The Songs of My People?

When you are adopted, your family and its definition expands into interesting territory.  At first, I made no claim to anything else than what I was...Athabaskan.

But since no one ever knew who Athabaskan were (except if my fellow conversationalist was Canadian or Russian or an Alaskan), everyone just thought I was Inuit or Eskimo.



This annoyed me as a child, because my part of the Indian family tree barely resembled them culturally.   After awhile I would just accept the "like an Eskimo" comments even though my ancestors were considerably further south than the arctic circle.



It was hard for me to accept allegiance to my extended, adopted roots.  Even though I was smashed into their corner as well.  My Great Grandmother found it easy to claim my heritage.  It made her thrice-first...she claimed English Pilgrim heritage, New Amsterdam Dutch heritage and through me Native Alaskan.  All first people in the Americas.  It was only natural in her mind.

Of course she was still thinking about the WASP glory years.  The ancestors who carved that city on the hill, that Protestant nation of good sense.  The Dutch gumption to live out their years amongst the Natives desperately trying to forestall the English encroachment.

To this day I both laugh when I recognize WASP in jokes and I cringe as well.  Being WASP or related to them does not hold the allure it once had.  Not even when my Great Grandmother was still alive.  They were on their downward spiral.  The one thing they have in common with my Native Ancestors is that they are going extinct.

And who wants to claim a background that has been iconized by hated villains such as Daisy Buchanan or Gloria Upson in popular culture?



My mother solved this dilemma by emphasizing her Irish side more than the WASP remnant.  She saddled me with an Irish name which further confused everyone around me.  In high school, I would just let my classmates stew with trying to put together the Native American...Irish...Italian designations.  I would stifle my laughter when they came up empty.

Growing up with Irish means you have to grow up with the drunkard jokes.  Unlike my Great-Grandmother being thrice blessed in her heritage I was thrice cursed.  I could claim allegiance to the three biggest drunkard heritages in all the world, Native American, WASP and Irish.  Its amazing how relatively sober I am.  Even so, I feel the affinity for alcohol and its easy answer for dealing with problems.

Another thing growing up with Irish relatives...you get used to the DOOM.   On one hand my WASP grandfather would push the stiff upper lip, gracious smiles and my Mother's side had the ALL IS LOST funks.  Lets say, I totally understand Eugene O'Neill and his headspace.  Hysteria R' US, indeed.  And yet popular culture totally ignores the gloominess and pushes the simpleton Dances with Leprechauns stereotypes over the Long Day's Journey Into Night.

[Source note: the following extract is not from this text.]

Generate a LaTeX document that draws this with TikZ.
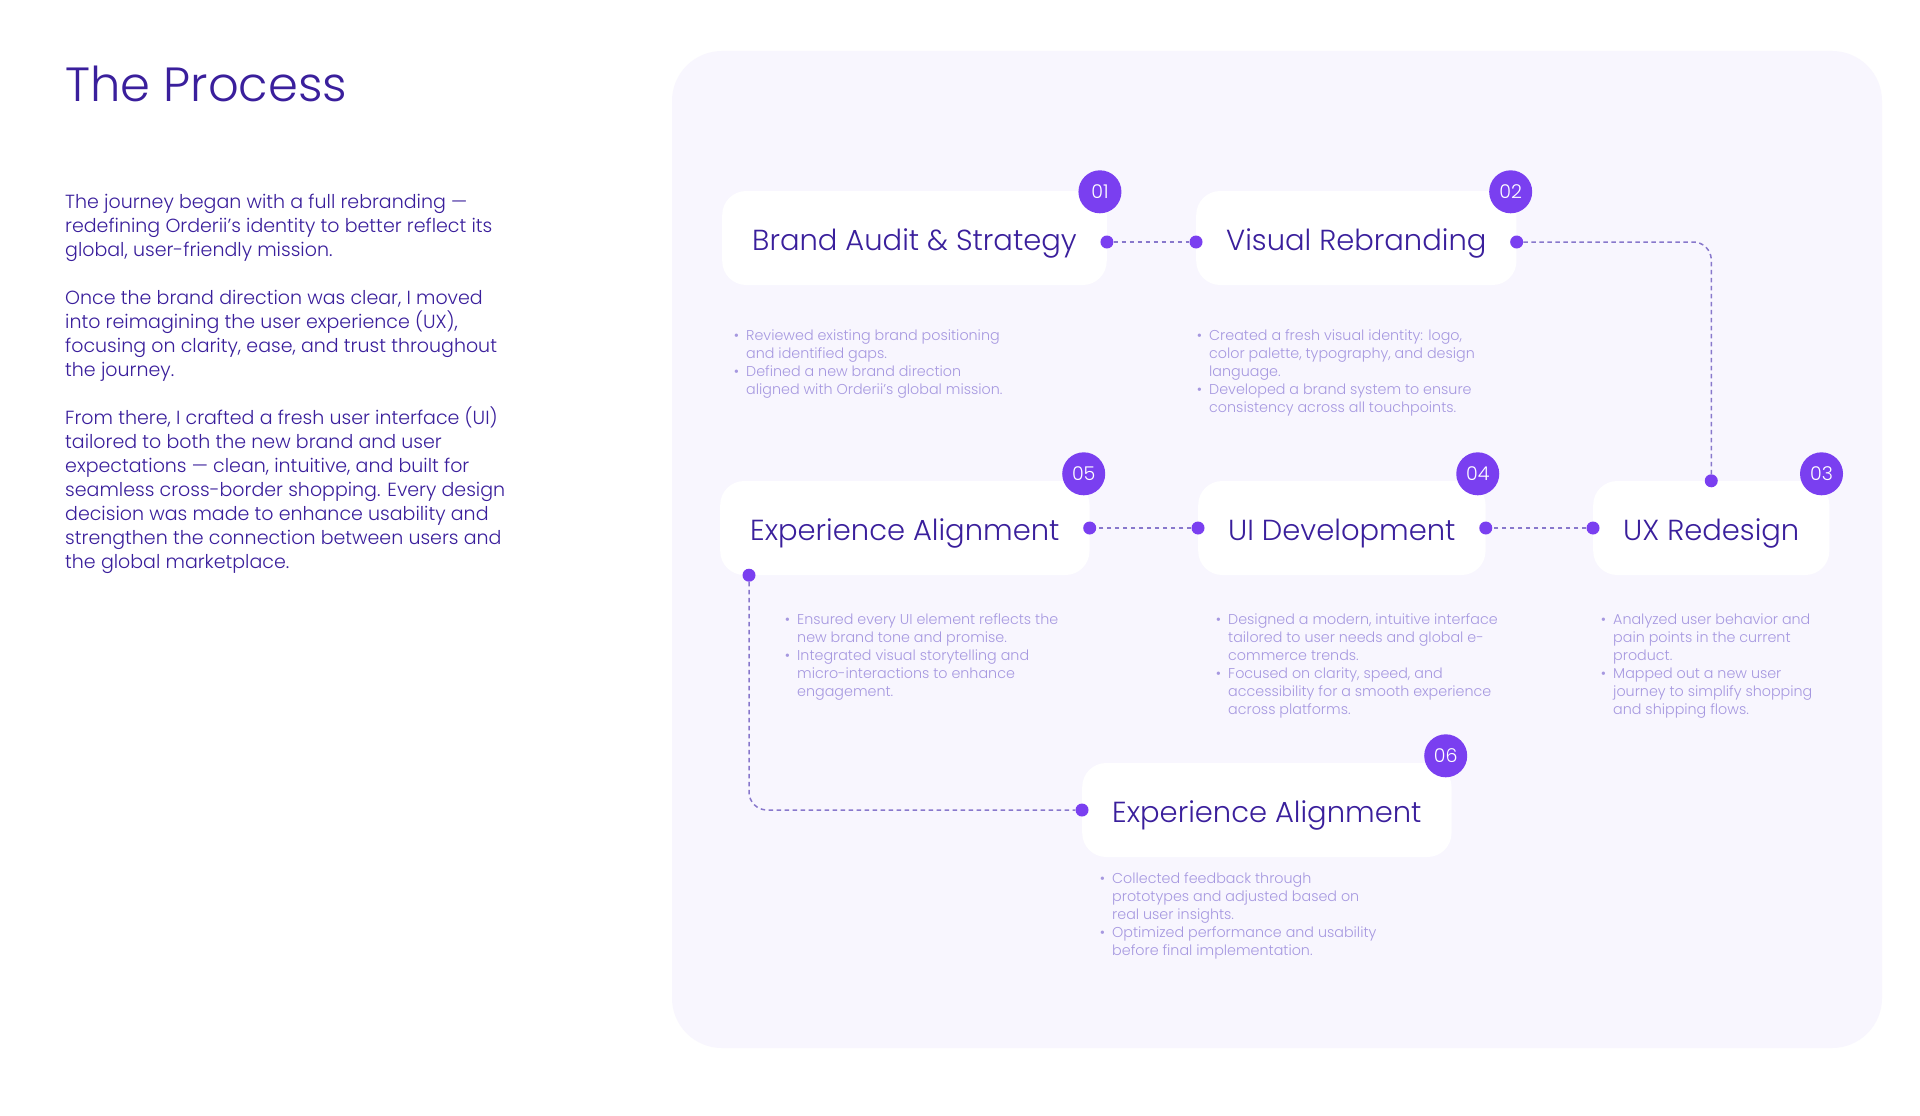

Darby O'Gill...I remember watching it during a Sunday TV special.  My grandfather muttering under his breath and the rest of us ignoring him.  The banshee scenes were up there with my all time greatest film induced trauma moments.

Another mixed feeling I have with the Irish is their veneration of the Kennedy clan.  Then again not all feel that way.  I remember my Grandmother never failing to add that they were good for nothing bootleggers.  But I can still see why they were so idolized, storming WASP bastions and aping their lifestyle.  Which upper class Irish never fail to follow in those footsteps.  I always wondered why.  Why emulate people who called you apes?

The Italian side...doesn't hold as much sway over me as the rest.  If my Grandfather muttered about the Irish, you can only imagine his one sided conversations about the Italians.  The one thing I remember from the Italian side is that letting everyone know how you felt was not considered a sin.  This is totally anathema to the WASP or Irish way of dealing with problems.  It is anathema for the Native Americans as well.  I recently read that Native American culture felt that being emotional or showing emotions was low class and irrational.  Hence the stone face portraits galore.  But it also explains their gravitation toward alcohol.  The same impetus shared by WASPs and the Irish.  So being able to speak my mind was always just a far flung dream for me.  I didn't understand my Italian relatives.

The food was great though and there was plenty of it.  No boring baked potatoes or bland mush at the Italian table.  Heaven is Italian food.

However claiming the Italian part of the family was no easier than the rest.  American culture up until the 1980's was all about how Italians were incredibly violent and prone to gangsterism.



I hated The Godfather for many, many years.  But now it is a relic from a more distant past, I can appreciate it now.  I never forget the cannoli either....

....

As a young person, I never claimed common ties with any of my people.  But the influences are there and as I get older they come out.  All of them have been a big force in forging my personality.  As an old or older person, I find that I have to make peace with the warring heritages of my family.  I have to accept who they were, who they are and why I am because of them.  On one hand I am Native American who were the first in America and on the other hand I have family who took land from Native Americans.  On one side I have family who ruled culture and politics since the Pilgrims on another side I have family who were reviled as being of lesser stock.  As you can see it all messes with the mind and I have to come to grips with it.  Yet to deny any of them would be a crime.  How can you deny family?  It can't be done.